In Puebla, we were harangued repeatedly by Mexican English-language
students who asked—then, later, insisted—that we submit to strange
on-camera interviews (“Do you like Puebla fashion? What is your
favorite kind of shoe? Do you like socks?”). We complained that we'd
already been subjected to multiple interviews and that we really,
honestly, had other places to be. But these students, who hung around
the city's central plaza searching for marks, were desperate: They
told us there were no other foreigners around—that it was either us
or an “F.” In Taxco—one of the most important, most picturesque silver
towns in Central Mexico—the one tourist we encountered was a silver
buyer from the Bay Area down for his annual visit; an ex-pat couple we
met there told us of how Spanish-language schools in the area—which
are some of the popular in the country, and depend on American
students—had seen enrollment plummet. And in Tepotzlán, the
mountain-ringed mythic birthplace of the Aztec serpent god,
Quetzalcoatl, we saw the usual assortment of odoriferous dreadlocked
foreigners—the transplants who, we'd been told, settled in a commune
outside town to better absorb the serpent vibes. But again, not a
traveler in sight.
Which brings me to the point of this essay: None of the above applies
in Puerto Escondido, Land of the Surfer Brah'.
Puerto, of course, is on Mexico's southern Pacific Coast, is world
famous for its torrential wave and thus attracts not the middle
manager-types who attempt scaling the Pyramid of the Sun, but the
young, tan and beautiful, surfboards in tow, swimsuits sagging,
bronzed buttcracks revealed for all the Oaxacan Coast to see.

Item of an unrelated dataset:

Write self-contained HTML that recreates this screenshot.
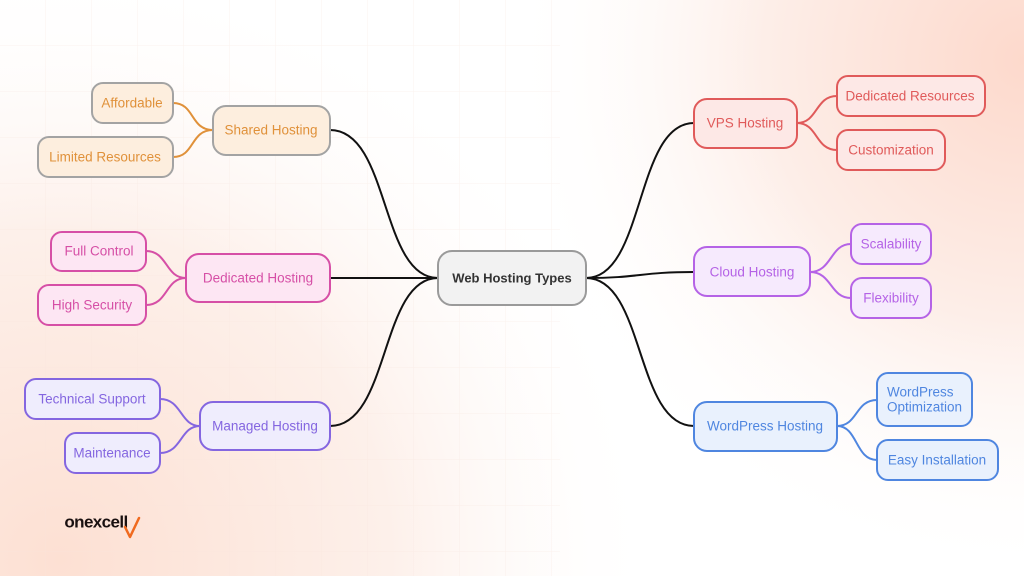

We arrived for a quick vacation before returning to cold, rainy
Northern California. The transition was nearly as jarring as our
return to the US: Tourists (Aussies, Americans, Italians) were
everywhere—in banks, bars, bodegas and restaurants, on streetcorners
yelling at taxis, waddling along the sidewalk, slouched under the
weight of their enormous backpacks.
This wasn't the Lonely Planet crowd I'd been expecting. The English
speaking tourists asked for their watered-down, two-for-one Margaritas
in English. They paid—or tried to pay—in dollars. They swaggered
around town half naked, swilling beer. Many of the younger gringas—and
there were many—roamed the beach in packs, seemingly poised for a kind
of Girls Gone Wild infamy. The only thing missing were a few strands
of green and purple beads.
The subtext, of course, was that distinctly American storyline about
Mexico—the one usually confined to party-your-ass-off bordertowns and
Spring Break frat parties at mega beach resorts, the one about Mexico
being a slightly dangerous, but all-in-all friendly, version of the
Wild West. A good friend sums it up in a story about a roadtrip he and
a friend took to Puerto Penasco, just across the stateline from
Arizona. As soon as they'd driven across the border, his friend, who
was behind the wheel, popped open a six-pack and started guzzling.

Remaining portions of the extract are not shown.